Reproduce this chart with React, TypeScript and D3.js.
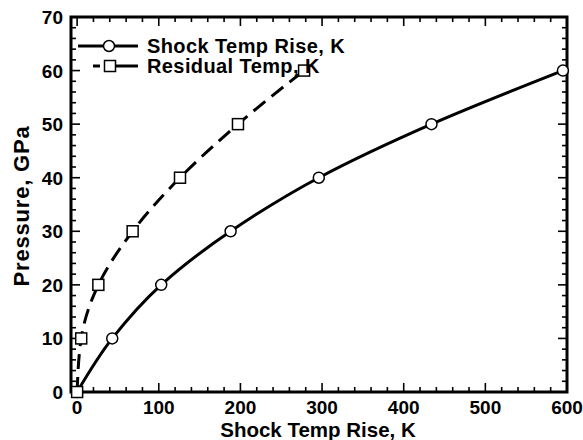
import React from "react";
import * as d3 from "d3";

const shockTemp = [0, 43, 103, 188, 296, 434, 595];
const shockPressure = [0, 10, 20, 30, 40, 50, 60];
const residualTemp = [0, 5, 26, 68, 126, 197, 278];
const residualPressure = [0, 10, 20, 30, 40, 50, 60];
const xTicks = [0, 100, 200, 300, 400, 500, 600];
const yTicks = [0, 10, 20, 30, 40, 50, 60, 70];
const seriesNames = ["Shock Temp Rise, K", "Residual Temp, K"];

export default function App() {
  const W = 583, H = 440;
  const L = 71, R = 567, T = 17, B = 392;
  const x = d3.scaleLinear().domain([-7.5, 600]).range([L, R]);
  const y = d3.scaleLinear().domain([0, 70]).range([B, T]);
  const font = "'Liberation Sans', Arial, sans-serif";

  const line = d3.line<[number, number]>().x(d => x(d[0])).y(d => y(d[1])).curve(d3.curveMonotoneY);
  const shockPts: [number, number][] = shockTemp.map((t, i) => [t, shockPressure[i]]);
  const resPts: [number, number][] = residualTemp.map((t, i) => [t, residualPressure[i]]);

  const xMinor = d3.range(0, 601, 20);
  const yMinor = d3.range(0, 71, 2);

  return (
    <svg width={W} height={H} style={{ position: "absolute", left: 0, top: 0, background: "#fff" }}>
      <rect x={0} y={0} width={W} height={H} fill="#fff" />
      {xMinor.map(v => {
        const major = v % 100 === 0;
        const len = major ? 9 : 5;
        return (
          <g key={"xt" + v}>
            <line x1={x(v)} x2={x(v)} y1={B} y2={B - len} stroke="#000" strokeWidth={1.6} />
            <line x1={x(v)} x2={x(v)} y1={T} y2={T + len} stroke="#000" strokeWidth={1.6} />
          </g>
        );
      })}
      {yMinor.map(v => {
        const major = v % 10 === 0;
        const len = major ? 9 : 5;
        return (
          <g key={"yt" + v}>
            <line x1={L} x2={L + len} y1={y(v)} y2={y(v)} stroke="#000" strokeWidth={1.6} />
            <line x1={R} x2={R - len} y1={y(v)} y2={y(v)} stroke="#000" strokeWidth={1.6} />
          </g>
        );
      })}
      <rect x={L} y={T} width={R - L} height={B - T} fill="none" stroke="#000" strokeWidth={3} />
      {xTicks.map(v => (
        <text key={"xl" + v} x={x(v)} y={414} textAnchor="middle" fontFamily={font} fontWeight="bold" fontSize={19}>{v}</text>
      ))}
      {yTicks.map(v => (
        <text key={"yl" + v} x={63} y={y(v) + 7} textAnchor="end" fontFamily={font} fontWeight="bold" fontSize={19}>{v}</text>
      ))}
      <text x={318} y={437} textAnchor="middle" fontFamily={font} fontWeight="bold" fontSize={20.5}>Shock Temp Rise, K</text>
      <text transform={`translate(29,206) rotate(-90)`} textAnchor="middle" fontFamily={font} fontWeight="bold" fontSize={22} letterSpacing={0.8}>Pressure, GPa</text>

      <path d={line(shockPts) || ""} fill="none" stroke="#000" strokeWidth={3} />
      <path d={line(resPts) || ""} fill="none" stroke="#000" strokeWidth={3} strokeDasharray="15,8" />
      {shockPts.map((p, i) => (
        <circle key={"c" + i} cx={x(p[0])} cy={y(p[1])} r={5.5} fill="#fff" stroke="#000" strokeWidth={1.5} />
      ))}
      {resPts.map((p, i) => (
        <rect key={"s" + i} x={x(p[0]) - 5.5} y={y(p[1]) - 5.5} width={11} height={11} fill="#fff" stroke="#000" strokeWidth={1.5} />
      ))}

      <line x1={78} x2={138} y1={46} y2={46} stroke="#000" strokeWidth={3} />
      <circle cx={109} cy={46} r={5.5} fill="#fff" stroke="#000" strokeWidth={1.5} />
      <text x={147} y={53} fontFamily={font} fontWeight="bold" fontSize={20} letterSpacing={0.4}>{seriesNames[0]}</text>
      <line x1={93} x2={100} y1={66} y2={66} stroke="#000" strokeWidth={3} />
      <line x1={115} x2={138} y1={66} y2={66} stroke="#000" strokeWidth={3} />
      <rect x={104.5} y={60.5} width={11} height={11} fill="#fff" stroke="#000" strokeWidth={1.5} />
      <text x={147} y={73} fontFamily={font} fontWeight="bold" fontSize={20} letterSpacing={0.4}>{seriesNames[1]}</text>
    </svg>
  );
}
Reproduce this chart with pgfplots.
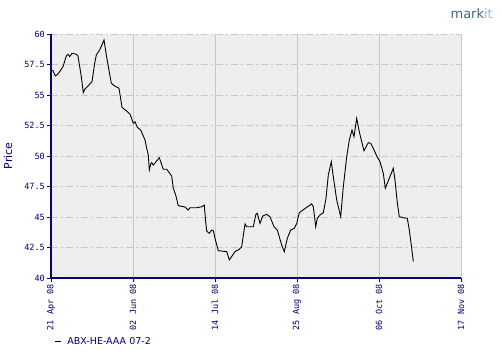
\documentclass[border=0pt]{standalone}
\usepackage{pgfplots}
\pgfplotsset{compat=1.18}
\usepackage{fontspec}
\setmainfont{DejaVu Sans}
\newfontfamily\monof{DejaVu Sans Mono}
\definecolor{navy}{RGB}{0,0,128}
\definecolor{bggray}{RGB}{238,238,238}
\definecolor{gridgray}{RGB}{200,200,200}
\definecolor{markdark}{RGB}{62,104,124}
\definecolor{marklight}{RGB}{150,185,200}
\begin{document}
\begin{tikzpicture}
\path[use as bounding box] (0bp,0bp) rectangle (502bp,359bp);
\begin{axis}[
  at={(51bp,81bp)}, anchor=south west,
  width=410bp, height=244bp, scale only axis,
  xmin=0, xmax=210, ymin=40, ymax=60,
  axis x line*=bottom, axis y line*=left,
  axis line style={draw=navy, line width=1.2bp, -},
  axis background/.style={fill=bggray},
  xtick={0,42,84,126,168,210},
  xticklabels={21 Apr 08,02 Jun 08,14 Jul 08,25 Aug 08,06 Oct 08,17 Nov 08},
  ytick={40,42.5,45,47.5,50,52.5,55,57.5,60},
  yticklabels={40,42.5,45,47.5,50,52.5,55,57.5,60},
  xmajorgrids, ymajorgrids,
  x grid style={gridgray, line width=0.9bp},
  y grid style={gridgray, line width=0.9bp, dash pattern=on 7bp off 3bp on 2bp off 3bp},
  tick align=outside, major tick length=4bp,
  tick style={navy, line width=0.9bp},
  x tick label style={rotate=90, anchor=east, font=\monof\fontsize{8.5bp}{10bp}\selectfont, text=navy, inner sep=2bp},
  y tick label style={font=\monof\fontsize{8.5bp}{10bp}\selectfont, text=navy, inner sep=2bp},
  ylabel={Price},
  ylabel style={at={(axis description cs:-0.0951,0.5)}, anchor=base, rotate=0, font=\fontsize{11bp}{13bp}\selectfont, text=navy, inner sep=0pt},
  legend style={at={(axis description cs:0.008,-0.262)}, anchor=west, draw=none, fill=none,
    font=\fontsize{9.5bp}{11bp}\selectfont, text=navy, inner sep=0pt},
  legend image code/.code={\draw[#1] (0bp,0bp) -- (6bp,0bp);},
]
\addplot[black, line width=0.9bp] coordinates {
(0,57.05) (1.02,56.99) (2.20,56.56) (3.59,56.72) (6.15,57.32) (7.84,58.20) (8.71,58.34) (9.58,58.14)
(10.76,58.42) (12.96,58.34) (13.83,58.20) (15.52,56.50) (16.54,55.19) (17.26,55.47) (18.95,55.74)
(21.0,56.09) (22.38,57.60) (23.20,58.28) (24.94,58.69) (27.15,59.51) (28.32,58.28) (30.89,55.96)
(32.63,55.74) (34.83,55.55) (36.37,53.99) (38.06,53.77) (40.46,53.44) (42.15,52.68) (43.02,52.81)
(44.20,52.35) (45.94,52.13) (48.15,51.31) (49.02,50.63) (49.84,50.08) (50.35,48.85) (51.07,49.34)
(51.58,49.45) (52.40,49.26) (55.47,49.86) (57.52,48.91) (59.26,48.91) (61.82,48.36) (62.64,47.35)
(63.87,46.80) (65.20,45.93) (68.63,45.82) (70.33,45.57) (71.19,45.76) (74.63,45.76) (77.19,45.84)
(78.52,45.98) (79.24,44.61) (79.75,43.85) (81.08,43.66) (82.31,43.93) (83.13,43.88) (84.0,43.25)
(85.70,42.24) (90.0,42.16) (91.32,41.48) (92.55,41.75) (94.24,42.16) (96.45,42.35) (97.67,42.57)
(99.37,44.43) (100.24,44.20) (103.6,44.20) (105.0,45.25) (105.66,45.30) (107.05,44.48) (108.43,45.08)
(110.48,45.22) (112.17,45.02) (114.22,44.20) (115.91,43.93) (118.16,42.70) (119.49,42.16) (121.03,43.25)
(122.77,43.93) (124.62,44.07) (125.85,44.48) (127.18,45.35) (130.97,45.80) (133.53,46.07) (134.35,45.84)
(135.58,44.20) (136.4,44.89) (137.78,45.16) (139.47,45.35) (140.85,46.53) (142.03,48.44) (143.57,49.53)
(144.59,48.30) (146.34,46.39) (148.38,45.03) (149.72,47.48) (151.46,49.94) (152.79,51.31) (154.17,52.13)
(155.19,51.58) (156.57,53.09) (157.9,51.99) (160.31,50.43) (162.52,51.09) (163.75,51.04) (165.08,50.63)
(166.82,50.0) (168.51,49.53) (170.20,48.58) (171.22,47.36) (173.27,48.17) (175.32,48.99) (176.19,48.03)
(177.37,46.17) (178.40,45.03) (180.45,44.94) (182.5,44.89) (183.52,43.93) (184.75,42.43) (185.57,41.34)
};
\addlegendentry{\hspace{4bp}ABX-HE-AAA 07-2}
\end{axis}
\node[anchor=base east, inner sep=0pt, font=\fontsize{13bp}{15bp}\selectfont] at (493bp,340bp) {\textcolor{markdark}{mark}\textcolor{marklight}{it}};
\end{tikzpicture}
\end{document}
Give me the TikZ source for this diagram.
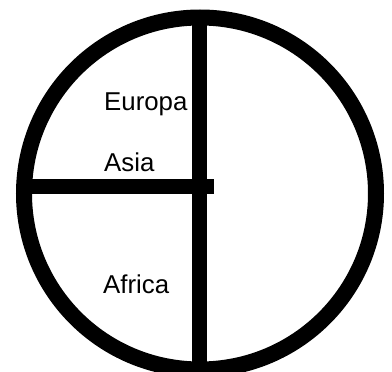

================

DIRECTIONS FOR THIS TASK
Begin at the first line of the records and please reproduce every line exactly through the one containing "const yMinor = d3.range(0, 71, 2);", leaving all pictures out.

WRITTEN SOLUTION
Reproduce this chart with React, TypeScript and D3.js.
import React from "react";
import * as d3 from "d3";

const shockTemp = [0, 43, 103, 188, 296, 434, 595];
const shockPressure = [0, 10, 20, 30, 40, 50, 60];
const residualTemp = [0, 5, 26, 68, 126, 197, 278];
const residualPressure = [0, 10, 20, 30, 40, 50, 60];
const xTicks = [0, 100, 200, 300, 400, 500, 600];
const yTicks = [0, 10, 20, 30, 40, 50, 60, 70];
const seriesNames = ["Shock Temp Rise, K", "Residual Temp, K"];

export default function App() {
  const W = 583, H = 440;
  const L = 71, R = 567, T = 17, B = 392;
  const x = d3.scaleLinear().domain([-7.5, 600]).range([L, R]);
  const y = d3.scaleLinear().domain([0, 70]).range([B, T]);
  const font = "'Liberation Sans', Arial, sans-serif";

  const line = d3.line<[number, number]>().x(d => x(d[0])).y(d => y(d[1])).curve(d3.curveMonotoneY);
  const shockPts: [number, number][] = shockTemp.map((t, i) => [t, shockPressure[i]]);
  const resPts: [number, number][] = residualTemp.map((t, i) => [t, residualPressure[i]]);

  const xMinor = d3.range(0, 601, 20);
  const yMinor = d3.range(0, 71, 2);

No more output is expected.